The day care center serves about 87 preschoolers — who are separated into five classes in its facility — from low- to middle-class families. Most of the children enrolled in the day care and the day care’s 25 staff members come from the community.
Acevedo’s sons, now 25 and 27, both attended the day care, and her 5-year-old granddaughter currently attends.
“They [the arts groups] have their vision, and we don’t fit into their vision,” said Acevedo. “I have a feeling if we’re pushed out of there, we’re not going to survive.” She expressed her desire to be able to continue sharing space with the building’s other tenants.
Artists took over the abandoned former P.S. 122 in the late ’70s. The building was subsequently renovated and reopened as a community center.
In a letter to A.C.S. last December, Acevedo proposed that A.C.S. take control over the part of the building used by Children’s Liberation. She also requested a meeting between A.C.S., D.C.A. and building tenants to resolve the dispute. Acevedo said A.C.S. has not called such a meeting.
Sara Rutkowski, a spokeswoman for the Department of Cultural Affairs, referred all questions about the dispute to A.C.S..
A.C.S. spokeswoman Lisi de Bourbon said, “We are working with all the tenants of the building to resolve their differences. And there has been no talk of eviction.”

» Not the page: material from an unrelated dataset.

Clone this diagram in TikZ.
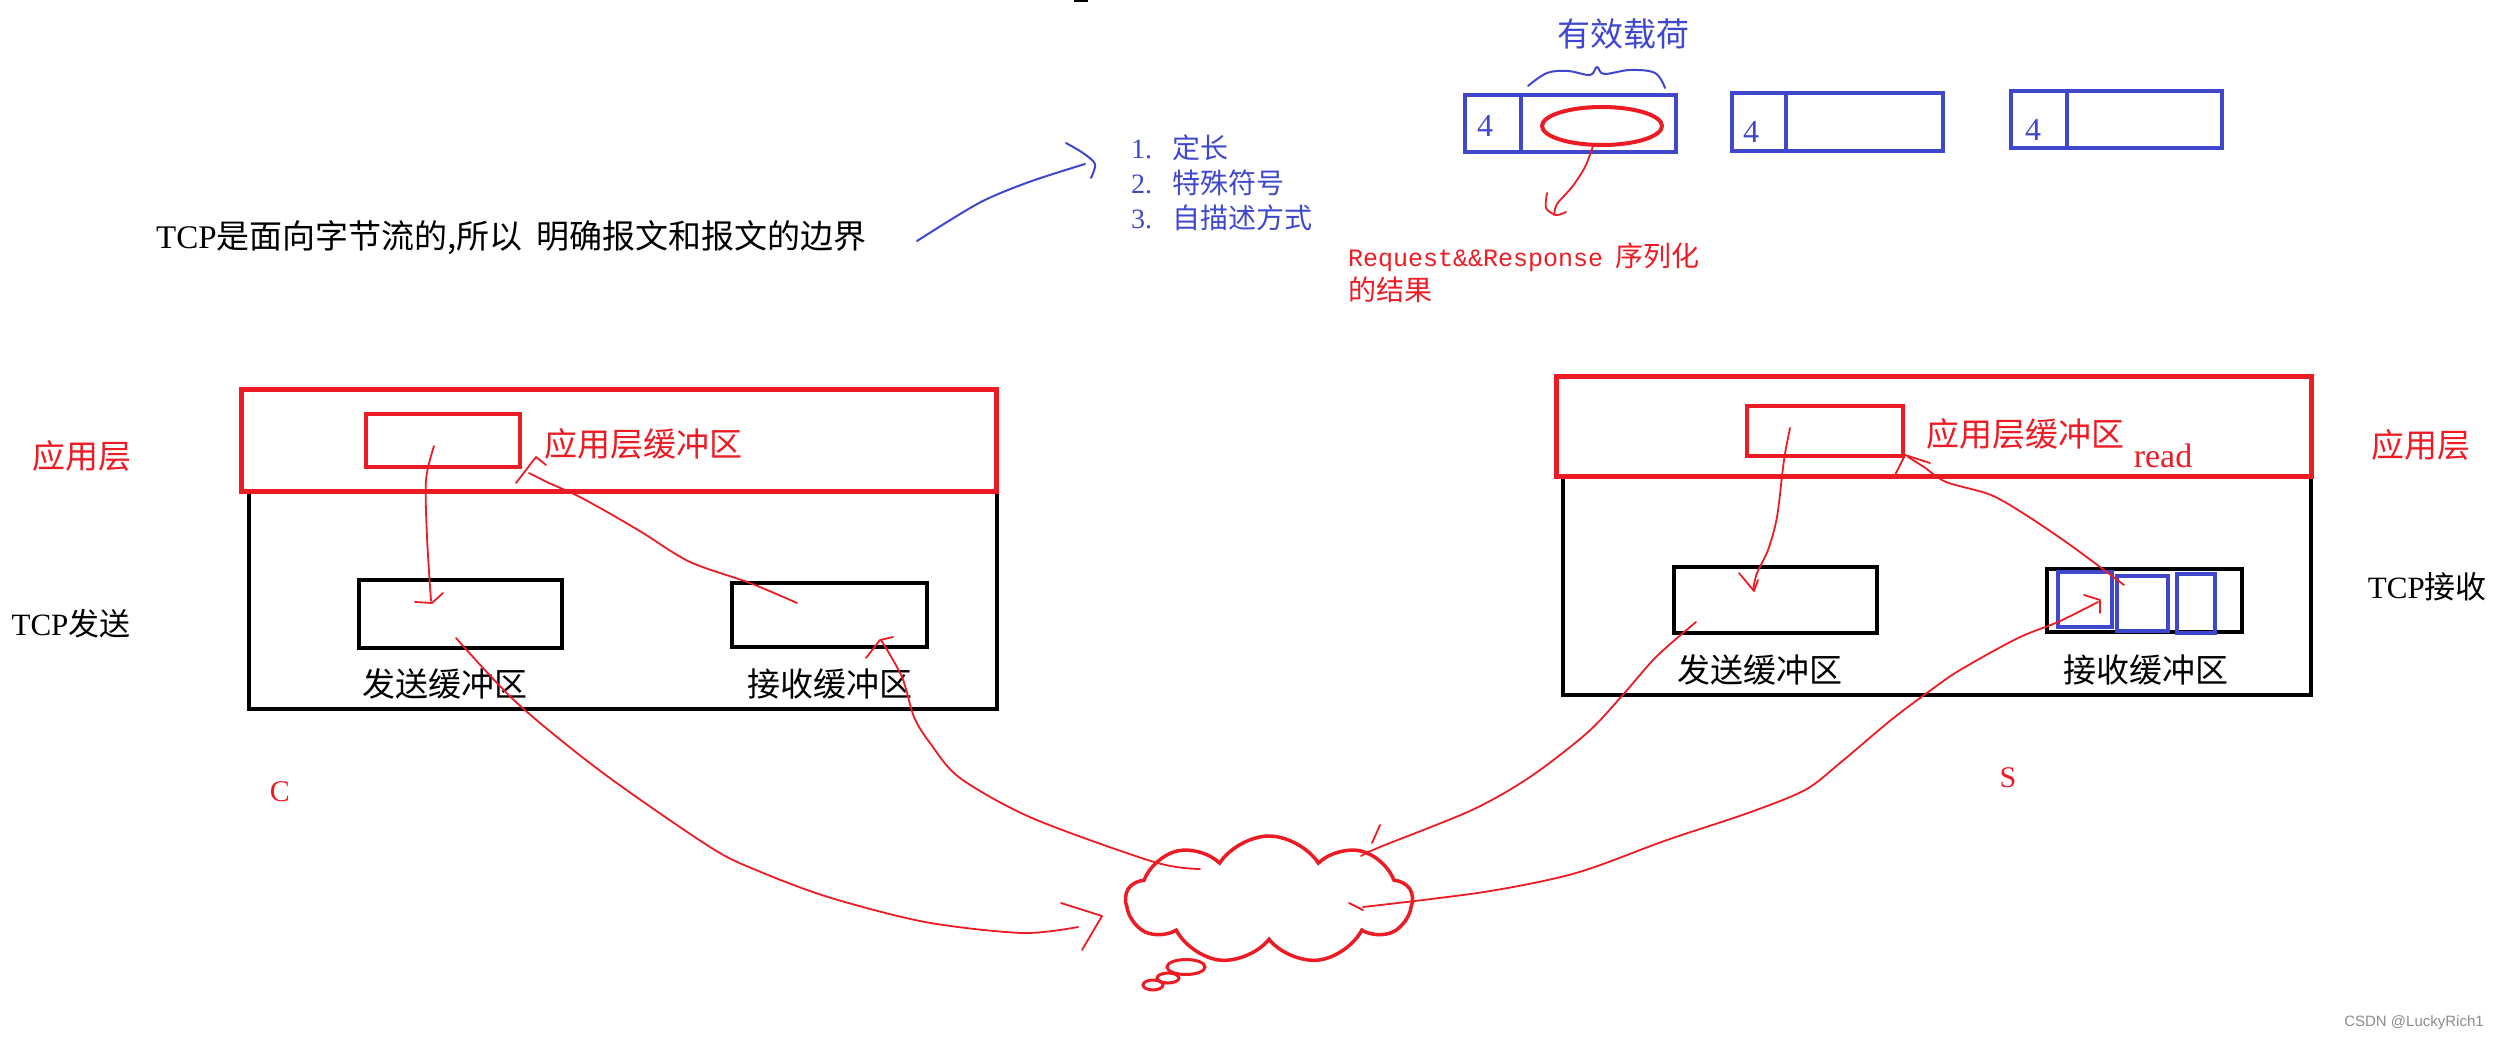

Margarita Lopez, City Councilmember for District 2, is distressed by the friction between the tenants of P.S. 122. She called the people involved in the dispute “decent” but said no one was innocent.
Lopez said she voiced her concerns at a 122 Community Center board meeting subsequent to the one in which Wolpe was removed. She said she wanted to see Wolpe back on the board of 122 Community Center because of Wolpe’s contributions to the community.
“Unless I see all of them working together, then I will withhold my support for that building,” said Lopez, who has been working with the board, D.C.A. and A.C.S. to ensure that all five groups remain in the building and continue to serve the community in their different capacities. “It’s in the best interests of everyone to cooperate with each other,” she said.